- Alpochori Location within Greece
- Coordinates: 37°44′N 21°22′E﻿ / ﻿37.733°N 21.367°E
- Country: Greece
- Administrative region: West Greece
- Regional unit: Elis
- Municipality: Pyrgos
- Municipal unit: Iardanos

Population (2021)
- • Community: 683
- Time zone: UTC+2 (EET)
- • Summer (DST): UTC+3 (EEST)

= Alpochori, Elis =

Alpochori (Αλποχώρι), is a village and a community in the municipal unit of Iardanos, Elis, Greece. Alpochori is situated on a low hill, 3 km west of Vounargo, 9 km northwest of Pyrgos and 7 km southeast of Amaliada.

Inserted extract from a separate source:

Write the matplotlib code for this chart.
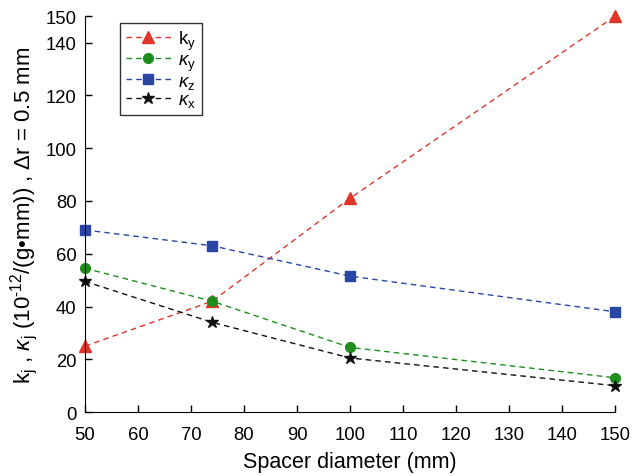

The Greek National Road 9 (Patras - Pyrgos) passes west of the village.

==Population==

| Year | Village population | Community population |
|---|---|---|
| 1981 | - | 819 |
| 1991 | 240 | - |
| 2001 | 244 | 890 |
| 2011 | 216 | 720 |
| 2021 | 197 | 683 |

== Community ==
The community of Alpochori consists of three villages: Alpochóri (Αλποχώρι, 197 inhabitants in 2021), Kapandríti (Καπανδρίτι, 50 inhabitants) and Chanákia (Χανάκια, 436 inhabitants).

==Sports==

In 1978, the football (soccer) club Aetos Alpochori was founded. It presently plays in the second division of the local championship. The team plays in its field which is named Tsaouseio and is named after Dionysios Tsaousis, who donated the field to the community.